Entries taken from a collection
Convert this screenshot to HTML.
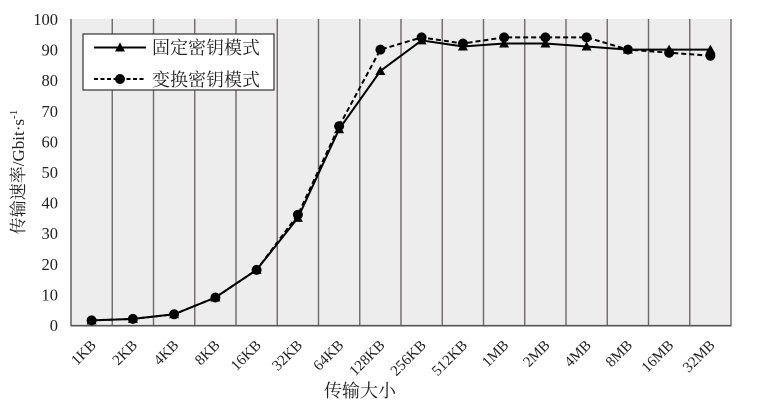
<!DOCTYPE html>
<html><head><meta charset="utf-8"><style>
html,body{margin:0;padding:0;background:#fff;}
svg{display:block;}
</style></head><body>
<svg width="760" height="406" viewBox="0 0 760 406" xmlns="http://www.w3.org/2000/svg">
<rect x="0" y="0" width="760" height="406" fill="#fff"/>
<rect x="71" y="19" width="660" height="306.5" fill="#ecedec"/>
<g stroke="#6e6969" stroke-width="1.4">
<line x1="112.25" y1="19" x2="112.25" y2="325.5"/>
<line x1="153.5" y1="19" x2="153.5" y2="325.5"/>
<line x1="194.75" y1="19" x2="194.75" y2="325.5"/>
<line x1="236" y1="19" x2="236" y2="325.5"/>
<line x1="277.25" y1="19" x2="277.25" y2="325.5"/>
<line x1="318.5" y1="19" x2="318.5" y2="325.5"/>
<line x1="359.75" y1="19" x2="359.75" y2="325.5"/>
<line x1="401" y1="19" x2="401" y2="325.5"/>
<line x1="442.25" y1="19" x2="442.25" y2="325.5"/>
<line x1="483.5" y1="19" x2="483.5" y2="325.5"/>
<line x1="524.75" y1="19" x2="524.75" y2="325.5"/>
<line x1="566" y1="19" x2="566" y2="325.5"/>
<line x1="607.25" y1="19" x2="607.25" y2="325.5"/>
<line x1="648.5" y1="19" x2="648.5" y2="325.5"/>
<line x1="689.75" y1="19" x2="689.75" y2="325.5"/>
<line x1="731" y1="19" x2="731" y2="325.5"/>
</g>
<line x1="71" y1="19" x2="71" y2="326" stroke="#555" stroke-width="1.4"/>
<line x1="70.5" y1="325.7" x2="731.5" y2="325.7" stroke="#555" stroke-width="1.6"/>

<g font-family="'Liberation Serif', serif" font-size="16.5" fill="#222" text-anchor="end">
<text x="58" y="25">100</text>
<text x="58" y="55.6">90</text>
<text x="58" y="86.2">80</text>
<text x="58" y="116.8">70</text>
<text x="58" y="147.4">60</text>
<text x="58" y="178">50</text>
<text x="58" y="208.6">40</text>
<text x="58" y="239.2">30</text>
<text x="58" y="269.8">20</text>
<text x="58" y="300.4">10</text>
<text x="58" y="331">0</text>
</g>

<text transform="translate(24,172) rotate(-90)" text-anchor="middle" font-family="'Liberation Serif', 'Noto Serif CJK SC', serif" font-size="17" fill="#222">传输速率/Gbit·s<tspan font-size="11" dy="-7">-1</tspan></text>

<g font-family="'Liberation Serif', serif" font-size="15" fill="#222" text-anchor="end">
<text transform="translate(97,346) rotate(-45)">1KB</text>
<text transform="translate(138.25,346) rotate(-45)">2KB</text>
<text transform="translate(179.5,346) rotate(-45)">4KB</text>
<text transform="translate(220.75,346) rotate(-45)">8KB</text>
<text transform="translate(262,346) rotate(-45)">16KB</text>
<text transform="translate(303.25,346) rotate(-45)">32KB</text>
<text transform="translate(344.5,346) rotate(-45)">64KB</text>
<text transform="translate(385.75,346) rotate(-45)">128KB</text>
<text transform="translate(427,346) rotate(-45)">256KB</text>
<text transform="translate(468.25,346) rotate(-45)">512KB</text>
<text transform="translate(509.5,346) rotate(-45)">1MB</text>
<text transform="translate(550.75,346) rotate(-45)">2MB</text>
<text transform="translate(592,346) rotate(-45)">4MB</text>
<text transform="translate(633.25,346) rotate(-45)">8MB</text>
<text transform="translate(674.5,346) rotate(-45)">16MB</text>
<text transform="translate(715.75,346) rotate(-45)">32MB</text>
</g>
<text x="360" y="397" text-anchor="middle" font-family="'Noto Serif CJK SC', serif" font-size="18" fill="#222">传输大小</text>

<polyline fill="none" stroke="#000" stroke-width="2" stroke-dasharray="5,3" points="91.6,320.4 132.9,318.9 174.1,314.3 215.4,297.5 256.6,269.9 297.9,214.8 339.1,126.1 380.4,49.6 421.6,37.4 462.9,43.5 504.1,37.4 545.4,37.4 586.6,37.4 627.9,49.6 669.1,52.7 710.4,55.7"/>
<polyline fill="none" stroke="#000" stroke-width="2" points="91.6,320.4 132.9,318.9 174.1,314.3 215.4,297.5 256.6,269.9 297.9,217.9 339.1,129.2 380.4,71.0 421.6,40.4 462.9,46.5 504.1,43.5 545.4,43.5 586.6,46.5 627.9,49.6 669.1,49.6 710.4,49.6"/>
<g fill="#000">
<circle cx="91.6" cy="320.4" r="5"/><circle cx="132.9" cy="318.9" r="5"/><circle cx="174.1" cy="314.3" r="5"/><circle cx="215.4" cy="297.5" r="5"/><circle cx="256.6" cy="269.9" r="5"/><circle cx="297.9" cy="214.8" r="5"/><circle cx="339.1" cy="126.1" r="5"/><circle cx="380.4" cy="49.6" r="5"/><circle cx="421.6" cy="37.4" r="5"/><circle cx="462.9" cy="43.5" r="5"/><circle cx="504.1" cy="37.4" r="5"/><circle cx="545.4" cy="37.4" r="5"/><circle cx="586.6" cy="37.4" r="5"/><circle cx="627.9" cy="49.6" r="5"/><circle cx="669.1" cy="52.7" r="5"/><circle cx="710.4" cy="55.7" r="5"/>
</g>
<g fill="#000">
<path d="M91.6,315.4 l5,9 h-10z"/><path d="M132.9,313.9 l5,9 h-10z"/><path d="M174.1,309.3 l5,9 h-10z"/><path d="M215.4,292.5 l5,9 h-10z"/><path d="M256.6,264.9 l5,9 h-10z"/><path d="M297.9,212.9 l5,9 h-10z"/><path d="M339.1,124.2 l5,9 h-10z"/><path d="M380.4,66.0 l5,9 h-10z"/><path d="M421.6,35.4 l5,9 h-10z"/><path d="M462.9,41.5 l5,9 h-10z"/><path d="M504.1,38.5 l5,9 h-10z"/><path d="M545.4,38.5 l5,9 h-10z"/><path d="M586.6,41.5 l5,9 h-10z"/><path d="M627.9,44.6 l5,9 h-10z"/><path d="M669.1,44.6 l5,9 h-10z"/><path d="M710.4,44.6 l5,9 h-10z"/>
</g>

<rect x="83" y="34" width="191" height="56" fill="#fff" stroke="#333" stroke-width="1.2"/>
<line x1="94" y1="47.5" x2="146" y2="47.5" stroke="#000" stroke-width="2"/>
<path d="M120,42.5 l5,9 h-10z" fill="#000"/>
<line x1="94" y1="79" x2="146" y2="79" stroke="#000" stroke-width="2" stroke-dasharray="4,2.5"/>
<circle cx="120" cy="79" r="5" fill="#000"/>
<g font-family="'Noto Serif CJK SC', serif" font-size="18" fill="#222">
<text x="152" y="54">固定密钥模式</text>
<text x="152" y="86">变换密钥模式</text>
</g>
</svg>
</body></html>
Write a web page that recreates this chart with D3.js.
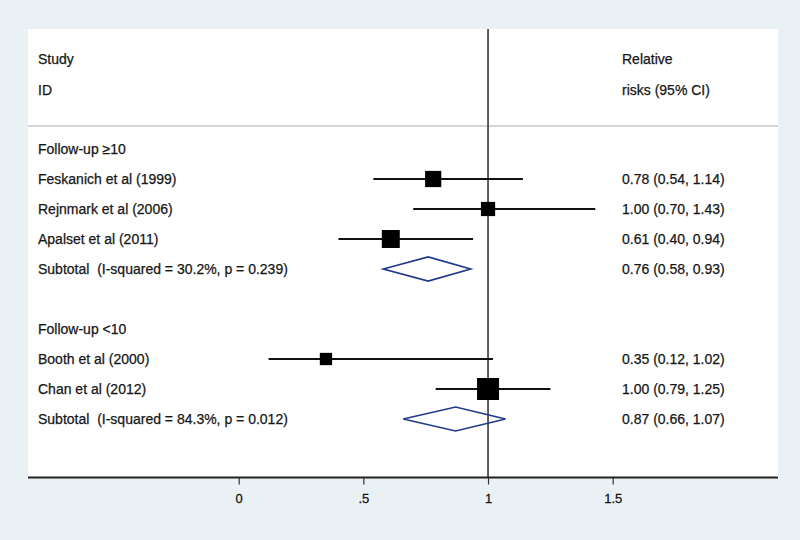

# TASK TO CARRY OUT
Retype all entries exactly as they appear, dropping the images.

# FINISHED EXERCISE
Convert this screenshot to HTML.
<!DOCTYPE html>
<html><head><meta charset="utf-8"><style>
html,body{margin:0;padding:0;background:#fff;}
svg{display:block;}
</style></head><body>
<svg width="760" height="406" viewBox="0 0 760 406" xmlns="http://www.w3.org/2000/svg">
<rect x="0" y="0" width="760" height="406" fill="#fff"/>
<rect x="71" y="19" width="660" height="306.5" fill="#ecedec"/>
<g stroke="#6e6969" stroke-width="1.4">
<line x1="112.25" y1="19" x2="112.25" y2="325.5"/>
<line x1="153.5" y1="19" x2="153.5" y2="325.5"/>
<line x1="194.75" y1="19" x2="194.75" y2="325.5"/>
<line x1="236" y1="19" x2="236" y2="325.5"/>
<line x1="277.25" y1="19" x2="277.25" y2="325.5"/>
<line x1="318.5" y1="19" x2="318.5" y2="325.5"/>
<line x1="359.75" y1="19" x2="359.75" y2="325.5"/>
<line x1="401" y1="19" x2="401" y2="325.5"/>
<line x1="442.25" y1="19" x2="442.25" y2="325.5"/>
<line x1="483.5" y1="19" x2="483.5" y2="325.5"/>
<line x1="524.75" y1="19" x2="524.75" y2="325.5"/>
<line x1="566" y1="19" x2="566" y2="325.5"/>
<line x1="607.25" y1="19" x2="607.25" y2="325.5"/>
<line x1="648.5" y1="19" x2="648.5" y2="325.5"/>
<line x1="689.75" y1="19" x2="689.75" y2="325.5"/>
<line x1="731" y1="19" x2="731" y2="325.5"/>
</g>
<line x1="71" y1="19" x2="71" y2="326" stroke="#555" stroke-width="1.4"/>
<line x1="70.5" y1="325.7" x2="731.5" y2="325.7" stroke="#555" stroke-width="1.6"/>

<g font-family="'Liberation Serif', serif" font-size="16.5" fill="#222" text-anchor="end">
<text x="58" y="25">100</text>
<text x="58" y="55.6">90</text>
<text x="58" y="86.2">80</text>
<text x="58" y="116.8">70</text>
<text x="58" y="147.4">60</text>
<text x="58" y="178">50</text>
<text x="58" y="208.6">40</text>
<text x="58" y="239.2">30</text>
<text x="58" y="269.8">20</text>
<text x="58" y="300.4">10</text>
<text x="58" y="331">0</text>
</g>

<text transform="translate(24,172) rotate(-90)" text-anchor="middle" font-family="'Liberation Serif', 'Noto Serif CJK SC', serif" font-size="17" fill="#222">传输速率/Gbit·s<tspan font-size="11" dy="-7">-1</tspan></text>

<g font-family="'Liberation Serif', serif" font-size="15" fill="#222" text-anchor="end">
<text transform="translate(97,346) rotate(-45)">1KB</text>
<text transform="translate(138.25,346) rotate(-45)">2KB</text>
<text transform="translate(179.5,346) rotate(-45)">4KB</text>
<text transform="translate(220.75,346) rotate(-45)">8KB</text>
<text transform="translate(262,346) rotate(-45)">16KB</text>
<text transform="translate(303.25,346) rotate(-45)">32KB</text>
<text transform="translate(344.5,346) rotate(-45)">64KB</text>
<text transform="translate(385.75,346) rotate(-45)">128KB</text>
<text transform="translate(427,346) rotate(-45)">256KB</text>
<text transform="translate(468.25,346) rotate(-45)">512KB</text>
<text transform="translate(509.5,346) rotate(-45)">1MB</text>
<text transform="translate(550.75,346) rotate(-45)">2MB</text>
<text transform="translate(592,346) rotate(-45)">4MB</text>
<text transform="translate(633.25,346) rotate(-45)">8MB</text>
<text transform="translate(674.5,346) rotate(-45)">16MB</text>
<text transform="translate(715.75,346) rotate(-45)">32MB</text>
</g>
<text x="360" y="397" text-anchor="middle" font-family="'Noto Serif CJK SC', serif" font-size="18" fill="#222">传输大小</text>

<polyline fill="none" stroke="#000" stroke-width="2" stroke-dasharray="5,3" points="91.6,320.4 132.9,318.9 174.1,314.3 215.4,297.5 256.6,269.9 297.9,214.8 339.1,126.1 380.4,49.6 421.6,37.4 462.9,43.5 504.1,37.4 545.4,37.4 586.6,37.4 627.9,49.6 669.1,52.7 710.4,55.7"/>
<polyline fill="none" stroke="#000" stroke-width="2" points="91.6,320.4 132.9,318.9 174.1,314.3 215.4,297.5 256.6,269.9 297.9,217.9 339.1,129.2 380.4,71.0 421.6,40.4 462.9,46.5 504.1,43.5 545.4,43.5 586.6,46.5 627.9,49.6 669.1,49.6 710.4,49.6"/>
<g fill="#000">
<circle cx="91.6" cy="320.4" r="5"/><circle cx="132.9" cy="318.9" r="5"/><circle cx="174.1" cy="314.3" r="5"/><circle cx="215.4" cy="297.5" r="5"/><circle cx="256.6" cy="269.9" r="5"/><circle cx="297.9" cy="214.8" r="5"/><circle cx="339.1" cy="126.1" r="5"/><circle cx="380.4" cy="49.6" r="5"/><circle cx="421.6" cy="37.4" r="5"/><circle cx="462.9" cy="43.5" r="5"/><circle cx="504.1" cy="37.4" r="5"/><circle cx="545.4" cy="37.4" r="5"/><circle cx="586.6" cy="37.4" r="5"/><circle cx="627.9" cy="49.6" r="5"/><circle cx="669.1" cy="52.7" r="5"/><circle cx="710.4" cy="55.7" r="5"/>
</g>
<g fill="#000">
<path d="M91.6,315.4 l5,9 h-10z"/><path d="M132.9,313.9 l5,9 h-10z"/><path d="M174.1,309.3 l5,9 h-10z"/><path d="M215.4,292.5 l5,9 h-10z"/><path d="M256.6,264.9 l5,9 h-10z"/><path d="M297.9,212.9 l5,9 h-10z"/><path d="M339.1,124.2 l5,9 h-10z"/><path d="M380.4,66.0 l5,9 h-10z"/><path d="M421.6,35.4 l5,9 h-10z"/><path d="M462.9,41.5 l5,9 h-10z"/><path d="M504.1,38.5 l5,9 h-10z"/><path d="M545.4,38.5 l5,9 h-10z"/><path d="M586.6,41.5 l5,9 h-10z"/><path d="M627.9,44.6 l5,9 h-10z"/><path d="M669.1,44.6 l5,9 h-10z"/><path d="M710.4,44.6 l5,9 h-10z"/>
</g>

<rect x="83" y="34" width="191" height="56" fill="#fff" stroke="#333" stroke-width="1.2"/>
<line x1="94" y1="47.5" x2="146" y2="47.5" stroke="#000" stroke-width="2"/>
<path d="M120,42.5 l5,9 h-10z" fill="#000"/>
<line x1="94" y1="79" x2="146" y2="79" stroke="#000" stroke-width="2" stroke-dasharray="4,2.5"/>
<circle cx="120" cy="79" r="5" fill="#000"/>
<g font-family="'Noto Serif CJK SC', serif" font-size="18" fill="#222">
<text x="152" y="54">固定密钥模式</text>
<text x="152" y="86">变换密钥模式</text>
</g>
</svg>
</body></html>
Write a web page that recreates this chart with D3.js.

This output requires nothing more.